L’Impératrice parlait beaucoup, on riait à gorge déployée des saillies des uns, des autres. Il était impossible de mettre les gens plus convenablement à leur aise. Nous avions l’air d’une société riche et sans façons qui se donnait le plaisir d’une partie de voyage…
Après le repas, l’Impératrice se retira, l’Empereur resta avec nous longtemps encore, fuma quelques cigarettes, et nous invita à fumer.
Comme le soir approchait, chacun fit ses préparatifs et on s’arrangea pour la nuit ; chacun adoptant une pose plus ou moins pittoresque se mit à ronfler.
Vers trois heures du matin, je m’éveillai, entendant un peu de bruit et, à travers l’une des glaces de notre salon, je vis une figure rieuse qui avait tout l’air de se moquer de nous. C’était l’Impératrice qui venait nous surprendre et qui riait de tout cœur de notre façon de dormir. Bientôt on fut debout et après quelques instants sa Majesté se retira, nous disant que les représailles n'étaient pas permises ».
Cependant, le palissandre, les lambris, les ors et les tentures ne compensaient guère l'inconfort de ces premiers voyages en train.
Voici l'opinion d’un journaliste à propos d’un de ces anciens wagons impériaux accroché à un démocratique « train exposition des applications rurales de l’électricité » stationné en mars 1931 dans une gare de la région : « Combien il est curieux de voir aujourd’hui ce wagon qui émerveillait Barthez et qui représentait le comble du luxe et du confort en voyage pour un empereur des Français au comble de la puissance et de la gloire.

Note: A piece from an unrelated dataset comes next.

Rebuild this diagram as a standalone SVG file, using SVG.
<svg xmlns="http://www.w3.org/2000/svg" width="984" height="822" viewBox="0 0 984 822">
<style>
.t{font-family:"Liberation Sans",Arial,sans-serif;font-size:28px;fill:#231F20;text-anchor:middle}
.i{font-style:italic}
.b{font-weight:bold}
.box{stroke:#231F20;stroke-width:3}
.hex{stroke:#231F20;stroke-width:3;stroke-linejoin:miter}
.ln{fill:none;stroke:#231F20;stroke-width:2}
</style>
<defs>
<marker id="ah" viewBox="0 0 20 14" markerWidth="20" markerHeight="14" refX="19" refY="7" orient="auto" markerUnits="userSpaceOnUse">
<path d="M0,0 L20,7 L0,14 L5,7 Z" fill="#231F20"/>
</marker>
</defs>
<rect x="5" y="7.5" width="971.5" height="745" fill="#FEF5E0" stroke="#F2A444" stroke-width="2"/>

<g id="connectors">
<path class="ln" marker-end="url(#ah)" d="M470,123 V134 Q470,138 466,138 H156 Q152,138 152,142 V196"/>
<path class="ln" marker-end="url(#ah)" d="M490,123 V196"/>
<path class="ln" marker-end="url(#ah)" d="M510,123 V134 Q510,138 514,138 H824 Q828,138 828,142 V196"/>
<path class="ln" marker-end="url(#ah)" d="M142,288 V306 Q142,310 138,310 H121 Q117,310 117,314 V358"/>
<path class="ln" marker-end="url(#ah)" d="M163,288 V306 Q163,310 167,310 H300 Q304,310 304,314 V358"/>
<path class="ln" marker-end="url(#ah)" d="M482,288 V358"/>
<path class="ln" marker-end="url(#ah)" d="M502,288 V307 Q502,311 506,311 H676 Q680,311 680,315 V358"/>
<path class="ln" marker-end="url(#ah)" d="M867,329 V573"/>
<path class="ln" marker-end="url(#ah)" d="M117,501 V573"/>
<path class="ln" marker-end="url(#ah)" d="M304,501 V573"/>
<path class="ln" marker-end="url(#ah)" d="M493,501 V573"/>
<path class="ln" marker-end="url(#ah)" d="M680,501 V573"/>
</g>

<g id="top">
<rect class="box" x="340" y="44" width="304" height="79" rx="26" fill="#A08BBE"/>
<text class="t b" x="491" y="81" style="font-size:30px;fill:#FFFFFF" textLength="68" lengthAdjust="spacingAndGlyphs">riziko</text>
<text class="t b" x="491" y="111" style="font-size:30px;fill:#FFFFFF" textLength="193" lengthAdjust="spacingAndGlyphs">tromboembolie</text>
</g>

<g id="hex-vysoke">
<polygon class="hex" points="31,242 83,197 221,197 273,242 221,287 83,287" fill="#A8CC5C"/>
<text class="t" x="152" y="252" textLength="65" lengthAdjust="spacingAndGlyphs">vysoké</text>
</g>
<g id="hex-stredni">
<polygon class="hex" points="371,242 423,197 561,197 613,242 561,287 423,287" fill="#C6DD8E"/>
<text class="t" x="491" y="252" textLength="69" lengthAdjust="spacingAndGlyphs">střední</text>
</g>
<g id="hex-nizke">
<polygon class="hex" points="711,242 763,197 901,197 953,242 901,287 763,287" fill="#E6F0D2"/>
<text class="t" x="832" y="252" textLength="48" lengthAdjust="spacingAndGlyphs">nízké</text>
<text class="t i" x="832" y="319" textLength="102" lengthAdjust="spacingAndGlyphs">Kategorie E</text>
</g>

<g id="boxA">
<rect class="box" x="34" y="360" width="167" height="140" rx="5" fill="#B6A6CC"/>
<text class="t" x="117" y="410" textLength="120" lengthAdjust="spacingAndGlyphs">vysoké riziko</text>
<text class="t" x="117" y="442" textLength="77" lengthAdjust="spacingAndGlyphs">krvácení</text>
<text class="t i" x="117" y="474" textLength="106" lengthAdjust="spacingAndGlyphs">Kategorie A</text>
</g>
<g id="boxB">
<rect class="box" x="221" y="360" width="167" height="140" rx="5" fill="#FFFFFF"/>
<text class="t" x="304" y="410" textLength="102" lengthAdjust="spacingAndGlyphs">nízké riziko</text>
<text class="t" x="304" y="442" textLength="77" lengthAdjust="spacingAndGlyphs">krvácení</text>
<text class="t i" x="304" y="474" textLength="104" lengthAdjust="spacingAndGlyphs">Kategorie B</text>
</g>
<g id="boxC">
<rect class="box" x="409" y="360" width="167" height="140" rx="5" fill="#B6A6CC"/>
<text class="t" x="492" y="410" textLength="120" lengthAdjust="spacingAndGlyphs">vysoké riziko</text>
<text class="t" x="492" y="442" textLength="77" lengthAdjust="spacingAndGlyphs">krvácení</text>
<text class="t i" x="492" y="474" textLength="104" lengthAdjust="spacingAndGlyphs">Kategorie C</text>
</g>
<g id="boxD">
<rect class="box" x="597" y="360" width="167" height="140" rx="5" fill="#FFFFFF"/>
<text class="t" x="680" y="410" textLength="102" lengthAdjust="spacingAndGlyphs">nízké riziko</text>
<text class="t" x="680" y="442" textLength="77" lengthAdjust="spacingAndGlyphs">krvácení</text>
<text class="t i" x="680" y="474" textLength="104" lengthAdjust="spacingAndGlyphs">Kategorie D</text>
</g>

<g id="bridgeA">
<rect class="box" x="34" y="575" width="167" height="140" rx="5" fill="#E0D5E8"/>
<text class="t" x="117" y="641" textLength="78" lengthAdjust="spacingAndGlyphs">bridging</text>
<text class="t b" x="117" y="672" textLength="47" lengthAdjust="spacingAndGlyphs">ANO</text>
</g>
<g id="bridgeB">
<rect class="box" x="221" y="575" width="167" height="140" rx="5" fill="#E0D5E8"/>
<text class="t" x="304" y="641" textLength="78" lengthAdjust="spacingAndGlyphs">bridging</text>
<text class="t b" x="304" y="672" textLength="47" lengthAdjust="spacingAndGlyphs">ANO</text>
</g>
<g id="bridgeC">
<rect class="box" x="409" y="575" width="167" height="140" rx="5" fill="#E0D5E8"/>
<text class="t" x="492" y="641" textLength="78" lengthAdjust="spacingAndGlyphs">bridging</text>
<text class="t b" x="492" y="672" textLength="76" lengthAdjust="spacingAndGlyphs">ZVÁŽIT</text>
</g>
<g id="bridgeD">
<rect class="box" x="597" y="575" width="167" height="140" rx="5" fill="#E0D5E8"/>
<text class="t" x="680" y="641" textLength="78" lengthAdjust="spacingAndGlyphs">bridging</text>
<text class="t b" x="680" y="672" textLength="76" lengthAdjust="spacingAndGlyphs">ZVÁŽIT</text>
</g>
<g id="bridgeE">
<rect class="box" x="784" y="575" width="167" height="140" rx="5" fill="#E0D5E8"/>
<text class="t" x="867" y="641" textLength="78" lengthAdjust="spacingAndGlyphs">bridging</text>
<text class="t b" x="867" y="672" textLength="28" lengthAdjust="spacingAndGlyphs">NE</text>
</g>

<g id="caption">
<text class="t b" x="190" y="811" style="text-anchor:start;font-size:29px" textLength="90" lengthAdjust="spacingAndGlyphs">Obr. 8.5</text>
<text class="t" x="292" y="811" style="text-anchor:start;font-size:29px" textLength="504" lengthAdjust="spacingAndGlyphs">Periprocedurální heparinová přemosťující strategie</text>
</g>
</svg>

La dimension et la forme générale de la caisse sont celles de ces wagons qu’on voyait encore au début du siècle sur des petites lignes et que l’humour populaire appelait « cage à poules ». Le luxe lourd, cossu, bourgeois et à la vérité de mauvais goût, des velours verts drapant de longs plis les parois et le plafond (oh ! la poussière là-dedans, après quelques heures de route ! ), les bronzes des bougeoirs et des barres d’appui ne compensent point l’insuffisance du cube d’air respirable, l’inconfort des étroites fenêtres à guillotine, les portes minuscules, la lumière rare de jour et de nuit.
Au point de vue de l’hygiène et du confort, un wagon de troisième classe moderne est certainement mieux suspendu, mieux éclairé , mieux garanti des intempéries, plus agréable que ce wagon impérial ».
En 1913, la petite gare bayonnaise de Sainte-Ursule sera agrandie et dotée d’une tour d’horloge dans le style de la Gare de Lyon parisienne.
Deux ramifications compléteront le réseau bayonnais. A la ligne de Toulouse achevée en 1867 s’ajouta celle en forme d'Y menant à Saint-Jean-Pied-de-Port et Baïgorry via Cambo et Ossès. Mise en service par étapes entre 1891 et 1898, elle était destinée, primitivement, à rejoindre Pampelune par un tunnel sous le Col d'Urquiaga et le « Quinto Real ». Mais le projet ne sortit jamais des « cartons » de la Compagnie du Midi exploitant le réseau du Sud-Ouest…
Dernière en date, la courte ligne de La Négresse à Biarritz-Ville ouverte en février 1911 fonctionna pendant 70 ans et donna lieu à la construction par l’architecte Adolphe Dervaux d’une monumentale « Gare du Midi » transformée en salle de spectacle depuis la suppression de la ligne.